• REQUIRED WORK
Copy exactly the lines from the start of the material through the line with "const periodDepth = 34.99;". Pictures stay out of the copy.
***** SUPPLIED INFORMATION
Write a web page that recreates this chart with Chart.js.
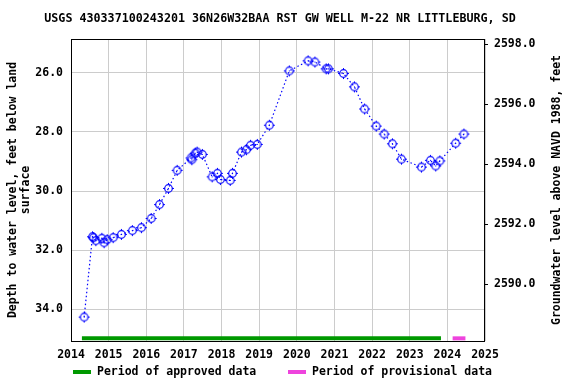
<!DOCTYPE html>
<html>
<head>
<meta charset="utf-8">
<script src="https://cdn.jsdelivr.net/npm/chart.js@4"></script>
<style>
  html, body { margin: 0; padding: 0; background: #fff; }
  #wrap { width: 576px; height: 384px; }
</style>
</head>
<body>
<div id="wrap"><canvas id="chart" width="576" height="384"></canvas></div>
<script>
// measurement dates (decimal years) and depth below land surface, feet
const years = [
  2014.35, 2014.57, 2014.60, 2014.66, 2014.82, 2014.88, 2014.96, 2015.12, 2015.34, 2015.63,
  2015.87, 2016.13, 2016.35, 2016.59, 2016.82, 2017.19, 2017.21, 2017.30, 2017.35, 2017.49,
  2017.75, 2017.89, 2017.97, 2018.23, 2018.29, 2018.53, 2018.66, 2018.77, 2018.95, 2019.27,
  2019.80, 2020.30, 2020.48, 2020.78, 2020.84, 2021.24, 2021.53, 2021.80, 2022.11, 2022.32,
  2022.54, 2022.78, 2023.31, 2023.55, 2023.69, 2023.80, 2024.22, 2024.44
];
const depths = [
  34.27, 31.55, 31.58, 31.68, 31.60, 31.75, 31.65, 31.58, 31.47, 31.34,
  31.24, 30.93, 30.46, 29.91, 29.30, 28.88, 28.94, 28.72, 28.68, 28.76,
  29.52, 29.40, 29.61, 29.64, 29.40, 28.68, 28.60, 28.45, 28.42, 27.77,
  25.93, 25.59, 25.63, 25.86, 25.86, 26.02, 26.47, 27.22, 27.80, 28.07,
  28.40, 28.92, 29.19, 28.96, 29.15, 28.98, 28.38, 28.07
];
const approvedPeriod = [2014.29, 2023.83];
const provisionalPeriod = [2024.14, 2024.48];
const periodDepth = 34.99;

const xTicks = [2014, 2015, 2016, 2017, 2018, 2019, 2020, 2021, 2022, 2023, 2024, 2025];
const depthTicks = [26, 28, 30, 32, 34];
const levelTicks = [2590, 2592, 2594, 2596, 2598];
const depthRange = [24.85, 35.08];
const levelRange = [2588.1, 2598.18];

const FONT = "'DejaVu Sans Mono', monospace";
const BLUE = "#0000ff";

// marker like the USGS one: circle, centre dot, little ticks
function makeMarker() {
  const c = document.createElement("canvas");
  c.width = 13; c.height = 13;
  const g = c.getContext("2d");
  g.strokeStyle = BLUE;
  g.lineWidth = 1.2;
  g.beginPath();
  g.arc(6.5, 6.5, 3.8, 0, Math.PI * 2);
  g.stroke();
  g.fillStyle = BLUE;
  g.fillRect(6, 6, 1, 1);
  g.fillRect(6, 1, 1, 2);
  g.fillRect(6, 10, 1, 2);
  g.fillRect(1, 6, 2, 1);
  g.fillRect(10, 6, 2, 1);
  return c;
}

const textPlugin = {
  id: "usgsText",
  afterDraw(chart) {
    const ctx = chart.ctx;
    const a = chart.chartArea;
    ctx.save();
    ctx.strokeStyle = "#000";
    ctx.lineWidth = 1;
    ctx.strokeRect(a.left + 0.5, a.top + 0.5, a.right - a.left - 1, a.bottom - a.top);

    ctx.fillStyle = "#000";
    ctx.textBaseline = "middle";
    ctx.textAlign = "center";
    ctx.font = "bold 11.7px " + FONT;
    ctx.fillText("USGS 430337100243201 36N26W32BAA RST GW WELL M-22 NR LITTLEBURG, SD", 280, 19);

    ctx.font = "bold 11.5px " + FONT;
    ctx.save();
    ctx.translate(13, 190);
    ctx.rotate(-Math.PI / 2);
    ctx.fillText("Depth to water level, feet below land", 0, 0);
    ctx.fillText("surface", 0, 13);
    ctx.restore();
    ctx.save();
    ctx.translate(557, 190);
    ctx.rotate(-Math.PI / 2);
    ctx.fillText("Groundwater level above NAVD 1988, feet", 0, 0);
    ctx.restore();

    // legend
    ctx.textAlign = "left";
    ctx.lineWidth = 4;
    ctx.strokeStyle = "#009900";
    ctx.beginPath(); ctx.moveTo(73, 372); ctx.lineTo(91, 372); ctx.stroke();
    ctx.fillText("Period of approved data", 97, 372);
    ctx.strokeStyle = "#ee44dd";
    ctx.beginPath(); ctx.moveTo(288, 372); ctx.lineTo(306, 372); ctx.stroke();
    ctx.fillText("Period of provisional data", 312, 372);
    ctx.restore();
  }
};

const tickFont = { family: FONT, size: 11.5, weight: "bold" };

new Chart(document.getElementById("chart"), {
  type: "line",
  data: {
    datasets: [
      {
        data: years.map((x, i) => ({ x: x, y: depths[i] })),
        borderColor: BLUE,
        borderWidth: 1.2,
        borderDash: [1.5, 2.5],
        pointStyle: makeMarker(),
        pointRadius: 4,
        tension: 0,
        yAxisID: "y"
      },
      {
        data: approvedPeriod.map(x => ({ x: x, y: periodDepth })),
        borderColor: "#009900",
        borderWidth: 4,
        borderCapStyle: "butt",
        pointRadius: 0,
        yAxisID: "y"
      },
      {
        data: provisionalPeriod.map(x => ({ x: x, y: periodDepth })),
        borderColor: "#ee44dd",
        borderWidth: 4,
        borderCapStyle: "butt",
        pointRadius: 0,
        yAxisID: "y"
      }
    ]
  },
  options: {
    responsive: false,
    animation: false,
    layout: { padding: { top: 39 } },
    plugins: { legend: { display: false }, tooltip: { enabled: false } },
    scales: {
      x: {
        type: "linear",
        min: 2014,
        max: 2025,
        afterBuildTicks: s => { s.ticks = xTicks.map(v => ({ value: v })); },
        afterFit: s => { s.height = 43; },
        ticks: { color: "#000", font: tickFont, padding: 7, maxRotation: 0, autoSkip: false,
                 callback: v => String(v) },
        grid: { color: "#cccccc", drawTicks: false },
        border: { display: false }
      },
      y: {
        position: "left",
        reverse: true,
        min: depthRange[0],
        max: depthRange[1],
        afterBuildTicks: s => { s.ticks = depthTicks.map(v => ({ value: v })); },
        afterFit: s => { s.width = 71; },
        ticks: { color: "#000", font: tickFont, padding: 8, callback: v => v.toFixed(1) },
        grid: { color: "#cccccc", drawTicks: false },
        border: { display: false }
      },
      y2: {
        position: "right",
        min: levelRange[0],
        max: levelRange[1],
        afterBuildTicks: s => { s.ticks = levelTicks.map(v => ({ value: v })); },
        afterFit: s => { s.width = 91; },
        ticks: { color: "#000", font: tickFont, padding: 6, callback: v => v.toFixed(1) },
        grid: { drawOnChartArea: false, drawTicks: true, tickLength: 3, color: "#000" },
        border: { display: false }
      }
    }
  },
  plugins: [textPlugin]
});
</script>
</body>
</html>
**********
• FULL RESPONSE
Write a web page that recreates this chart with Chart.js.
<!DOCTYPE html>
<html>
<head>
<meta charset="utf-8">
<script src="https://cdn.jsdelivr.net/npm/chart.js@4"></script>
<style>
  html, body { margin: 0; padding: 0; background: #fff; }
  #wrap { width: 576px; height: 384px; }
</style>
</head>
<body>
<div id="wrap"><canvas id="chart" width="576" height="384"></canvas></div>
<script>
// measurement dates (decimal years) and depth below land surface, feet
const years = [
  2014.35, 2014.57, 2014.60, 2014.66, 2014.82, 2014.88, 2014.96, 2015.12, 2015.34, 2015.63,
  2015.87, 2016.13, 2016.35, 2016.59, 2016.82, 2017.19, 2017.21, 2017.30, 2017.35, 2017.49,
  2017.75, 2017.89, 2017.97, 2018.23, 2018.29, 2018.53, 2018.66, 2018.77, 2018.95, 2019.27,
  2019.80, 2020.30, 2020.48, 2020.78, 2020.84, 2021.24, 2021.53, 2021.80, 2022.11, 2022.32,
  2022.54, 2022.78, 2023.31, 2023.55, 2023.69, 2023.80, 2024.22, 2024.44
];
const depths = [
  34.27, 31.55, 31.58, 31.68, 31.60, 31.75, 31.65, 31.58, 31.47, 31.34,
  31.24, 30.93, 30.46, 29.91, 29.30, 28.88, 28.94, 28.72, 28.68, 28.76,
  29.52, 29.40, 29.61, 29.64, 29.40, 28.68, 28.60, 28.45, 28.42, 27.77,
  25.93, 25.59, 25.63, 25.86, 25.86, 26.02, 26.47, 27.22, 27.80, 28.07,
  28.40, 28.92, 29.19, 28.96, 29.15, 28.98, 28.38, 28.07
];
const approvedPeriod = [2014.29, 2023.83];
const provisionalPeriod = [2024.14, 2024.48];
const periodDepth = 34.99;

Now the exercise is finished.